| EXERCISE AIM |
Return all lines that include the string "draws".

| DATASET RECORDS |
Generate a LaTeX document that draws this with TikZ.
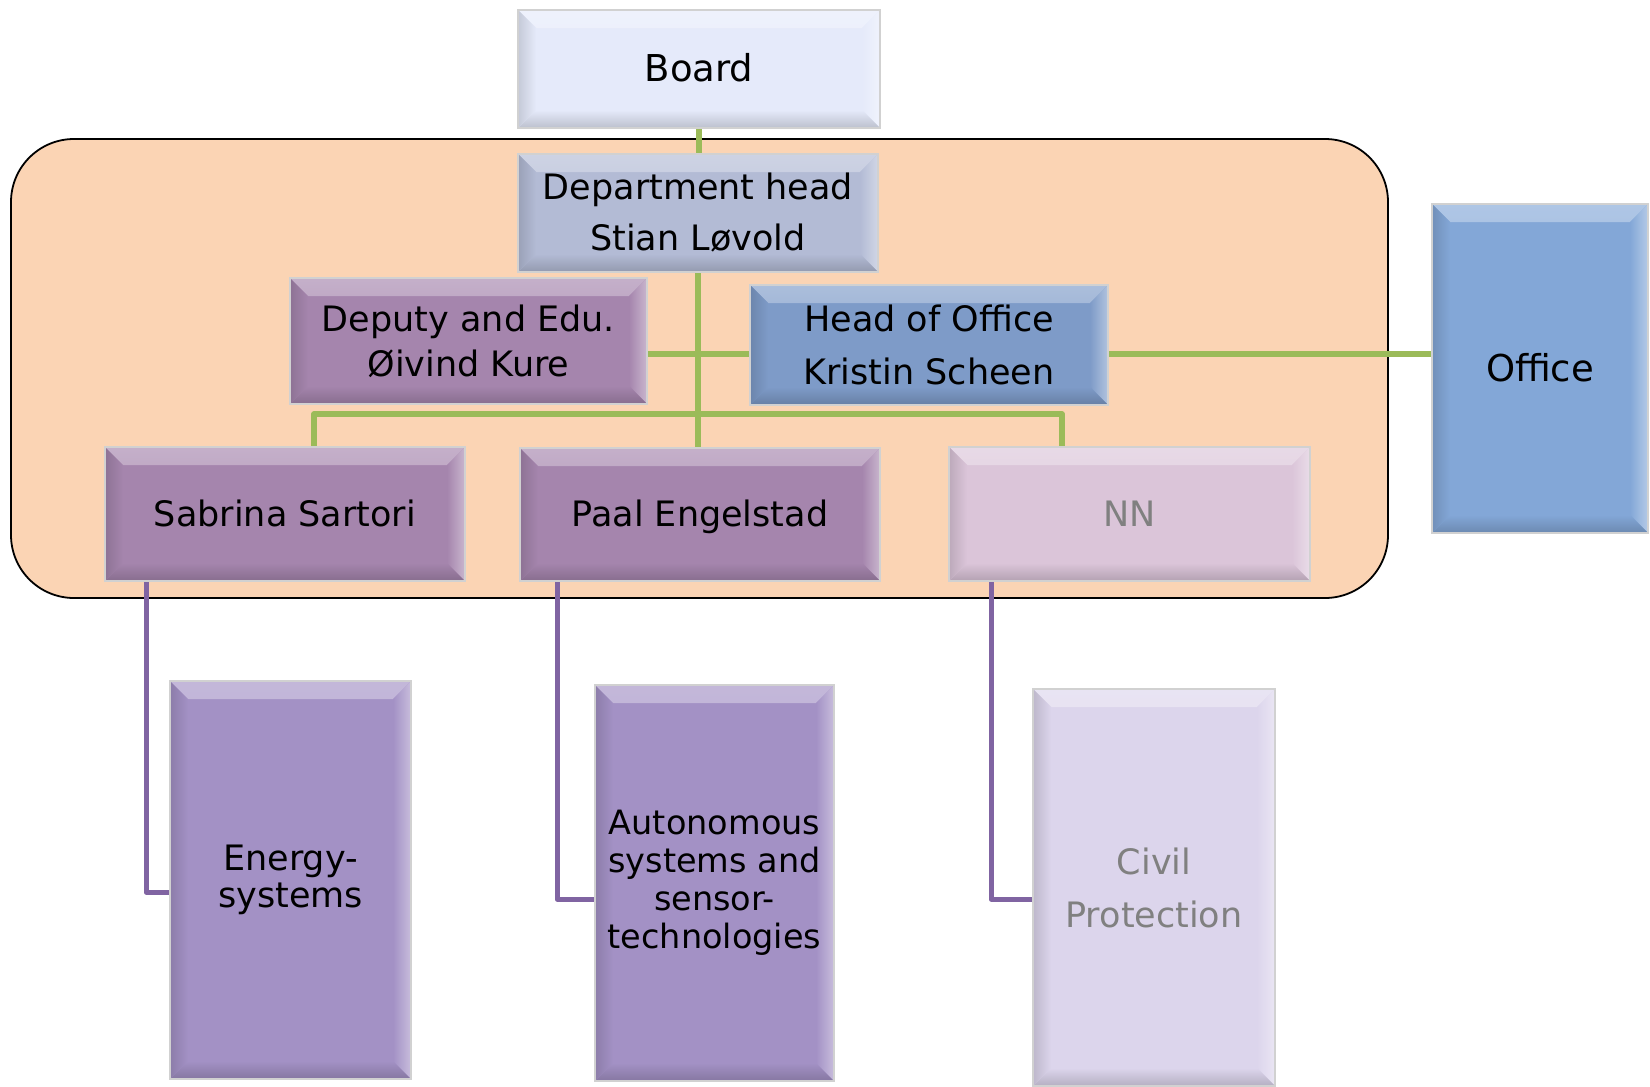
\documentclass[tikz,border=0pt]{standalone}
\usepackage{fontspec}
\setmainfont{DejaVu Sans}
\usetikzlibrary{calc}
\definecolor{cOrange}{HTML}{FBD4B4}
\definecolor{cBoard}{HTML}{E5EAFA}
\definecolor{cDept}{HTML}{B3BBD5}
\definecolor{cMauve}{HTML}{A585AD}
\definecolor{cHoO}{HTML}{7E9BC8}
\definecolor{cOffice}{HTML}{83A7D7}
\definecolor{cNN}{HTML}{DBC5D9}
\definecolor{cLilac}{HTML}{A391C5}
\definecolor{cCivil}{HTML}{DCD5EC}
\definecolor{cGreen}{HTML}{9BBB59}
\definecolor{cPurple}{HTML}{8064A2}
\definecolor{cGrayText}{HTML}{808080}
\tikzset{
  bev/.style={fill=#1, draw=black!18, line width=2.5pt, inner sep=0pt, align=center,
    path picture={
      \shade[top color=#1!65!white, bottom color=#1] (path picture bounding box.north west) -- (path picture bounding box.north east)
        -- ([shift={(-18pt,-18pt)}]path picture bounding box.north east)
        -- ([shift={(18pt,-18pt)}]path picture bounding box.north west) -- cycle;
      \shade[left color=#1, right color=#1!60!white] (path picture bounding box.north east) -- (path picture bounding box.south east)
        -- ([shift={(-18pt,18pt)}]path picture bounding box.south east)
        -- ([shift={(-18pt,-18pt)}]path picture bounding box.north east) -- cycle;
      \shade[top color=#1, bottom color=#1!82!black] (path picture bounding box.south west) -- (path picture bounding box.south east)
        -- ([shift={(-18pt,18pt)}]path picture bounding box.south east)
        -- ([shift={(18pt,18pt)}]path picture bounding box.south west) -- cycle;
      \shade[left color=#1!86!black, right color=#1] (path picture bounding box.north west) -- (path picture bounding box.south west)
        -- ([shift={(18pt,18pt)}]path picture bounding box.south west)
        -- ([shift={(18pt,-18pt)}]path picture bounding box.north west) -- cycle;
    }},
  greenline/.style={draw=cGreen, line width=5.5pt, line join=round},
  purpleline/.style={draw=cPurple, line width=5pt, line join=round},
  fnormal/.style={font=\fontsize{35}{51}\selectfont, text height=29pt, text depth=5pt},
  fbig/.style={font=\fontsize{37}{44}\selectfont, text height=30pt, text depth=5pt},
}
\begin{document}
\begin{tikzpicture}[x=1pt,y=-1pt]
\useasboundingbox (0,0) rectangle (1650,1087);
% unit area
\node[draw=black, line width=1.8pt, fill=cOrange, rounded corners=63pt,
      minimum width=1377pt, minimum height=459pt, inner sep=0pt] (unit) at (699.5,368.5) {};
% boxes
\node[bev=cBoard, minimum width=362pt, minimum height=118pt, fbig] (board) at (699,69) {Board};
\node[bev=cDept, minimum width=360pt, minimum height=118pt, font=\fontsize{35}{51}\selectfont] (dept) at (698,213) {Department head\\Stian Løvold};
\node[bev=cMauve, minimum width=357pt, minimum height=126pt, font=\fontsize{35}{45}\selectfont] (deputy) at (468.5,341) {Deputy and Edu.\\Øivind Kure};
\node[bev=cHoO, minimum width=358pt, minimum height=120pt, font=\fontsize{35}{53}\selectfont] (hoo) at (929,345) {Head of Office\\Kristin Scheen};
\node[bev=cOffice, minimum width=216pt, minimum height=329pt, fbig] (office) at (1540,368.5) {Office};
\node[bev=cMauve, minimum width=360pt, minimum height=134pt, fnormal] (sabrina) at (285,514) {Sabrina Sartori};
\node[bev=cMauve, minimum width=360pt, minimum height=133pt, fnormal] (paal) at (700,514.5) {Paal Engelstad};
\node[bev=cNN, minimum width=361pt, minimum height=134pt, fnormal, text=cGrayText] (nn) at (1129.5,514) {NN};
\node[bev=cLilac, minimum width=241pt, minimum height=398pt, font=\fontsize{35}{37}\selectfont] (energy) at (290.5,880) {Energy-\\systems};
\node[bev=cLilac, minimum width=239pt, minimum height=396pt, font=\fontsize{33.5}{38}\selectfont] (auto) at (714.5,883) {Autonomous\\systems and\\sensor-\\technologies};
\node[bev=cCivil, minimum width=242pt, minimum height=397pt, font=\fontsize{35}{53}\selectfont, text=cGrayText] (civil) at (1154,887.5) {Civil\\Protection};
% connector coordinates
\coordinate (hl) at (0,354);
\coordinate (busL) at (314,414);
\coordinate (busR) at (1062,414);
\coordinate (e1) at (146,892);
\coordinate (a1) at (557,899);
\coordinate (c1) at (991,899);
% green connectors
\draw[greenline] (board.south) -- (board.south |- dept.north);
\draw[greenline] (dept.south) -- (dept.south |- paal.north);
\draw[greenline] (sabrina.north -| busL) -- (busL) -- (busR) -- (busR |- nn.north);
\draw[greenline] (deputy.east |- hl) -- (hoo.west |- hl);
\draw[greenline] (hoo.east |- hl) -- (office.west |- hl);
% purple connectors
\draw[purpleline] (sabrina.south -| e1) -- (e1) -- (energy.west |- e1);
\draw[purpleline] (paal.south -| a1) -- (a1) -- (auto.west |- a1);
\draw[purpleline] (nn.south -| c1) -- (c1) -- (civil.west |- c1);
\end{tikzpicture}
\end{document}
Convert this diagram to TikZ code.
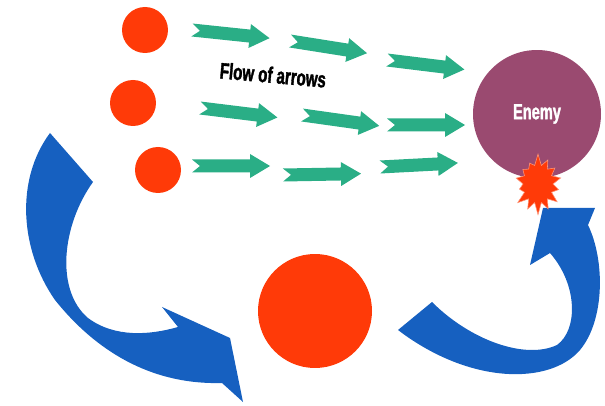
\documentclass[tikz,border=0pt]{standalone}
\usepackage{fontspec}
\usepackage{tikz}
\usetikzlibrary{shapes,shapes.symbols,positioning}
\newfontfamily\impactfont{Liberation Sans}[UprightFont={* Bold}, BoldFont={* Bold}, FakeStretch=0.67, FakeBold=1.5]
\definecolor{fireRed}{RGB}{255,58,8}
\definecolor{flowGreen}{RGB}{42,174,134}
\definecolor{enemyPurple}{RGB}{154,74,112}
\definecolor{loopBlue}{RGB}{22,96,192}
\definecolor{burstEdge}{RGB}{255,150,120}

\begin{document}
\begin{tikzpicture}[
    x=0.05cm, y=-0.05cm,
    dot/.style={circle, fill=fireRed, inner sep=0pt, minimum size=2.3cm},
    bigdot/.style={circle, fill=fireRed, inner sep=0pt, minimum size=5.7cm},
    enemy/.style={circle, fill=enemyPurple, inner sep=0pt, minimum size=6.4cm, text=white, font=\impactfont\fontsize{31}{34}\selectfont},
    burst/.style={starburst, starburst points=14, starburst point height=0.6cm, random starburst=7, fill=fireRed, draw=burstEdge, line width=0.8pt, minimum width=2.7cm, minimum height=3.1cm, inner sep=0pt},
    flowtext/.style={font=\impactfont\fontsize{32}{35}\selectfont, text=black},
    loopband/.style={fill=loopBlue},
    flowarrow/.pic={\fill[flowGreen] (0,-6.5) -- (58,-6.5) -- (58,-12) -- (78,0) -- (58,12) -- (58,6.5) -- (0,6.5) -- (8,0) -- cycle;}
]
    \useasboundingbox (0,0) rectangle (605,406);

    % Blue loop arrows
    \fill[loopband] (50,133) -- (93,182)
        .. controls (62,225) and (55,290) .. (88,318)
        .. controls (115,338) and (150,335) .. (178,327)
        -- (162,307) -- (230,338) -- (243,402) -- (222,383)
        .. controls (150,385) and (95,350) .. (55,300)
        .. controls (20,250) and (15,180) .. (50,133) -- cycle;
    \fill[loopband] (398,330) -- (432,302)
        .. controls (470,340) and (525,360) .. (557,345)
        .. controls (578,330) and (578,285) .. (550,253)
        -- (530,265) -- (543,208) -- (595,208) -- (588,225)
        .. controls (605,260) and (605,320) .. (580,350)
        .. controls (550,385) and (470,385) .. (398,330) -- cycle;

    % Shooters
    \node[dot] (dot1) at (145,30) {};
    \node[dot] (dot2) at (133,103) {};
    \node[dot] (dot3) at (158,170) {};
    \node[bigdot] (core) at (315,311) {};

    % Enemy
    \node[enemy] (enemy) at (537,114) {Enemy};
    \node[burst] (hit) at (538,184) {};

    % Flow of arrows
    \pic[rotate=-6] (r1a) at (192,30) {flowarrow};
    \pic[rotate=-9] (r1b) at (290,41) {flowarrow};
    \pic[rotate=-7] (r1c) at (387,60) {flowarrow};
    \pic[rotate=-7] (r2a) at (200,108) {flowarrow};
    \pic[rotate=-8] (r2b) at (302,115) {flowarrow};
    \pic (r2c) at (387,125) {flowarrow};
    \pic (r3a) at (192,166) {flowarrow};
    \pic[rotate=1] (r3b) at (283,175) {flowarrow};
    \pic[rotate=3] (r3c) at (380,167) {flowarrow};

    \node[flowtext, rotate=-5] (flow) at (273,75) {Flow of arrows};
\end{tikzpicture}
\end{document}
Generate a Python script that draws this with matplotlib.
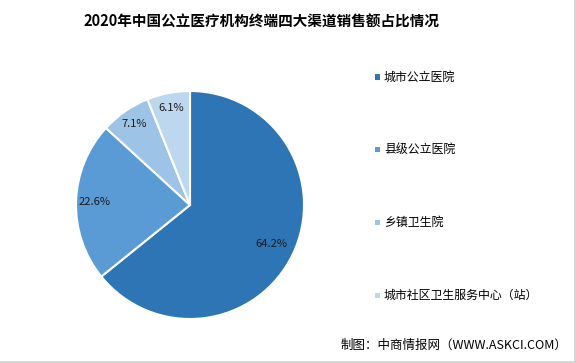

| THE SOLUTION |
Generate a LaTeX document that draws this with TikZ.
Generate a Python script that draws this with matplotlib.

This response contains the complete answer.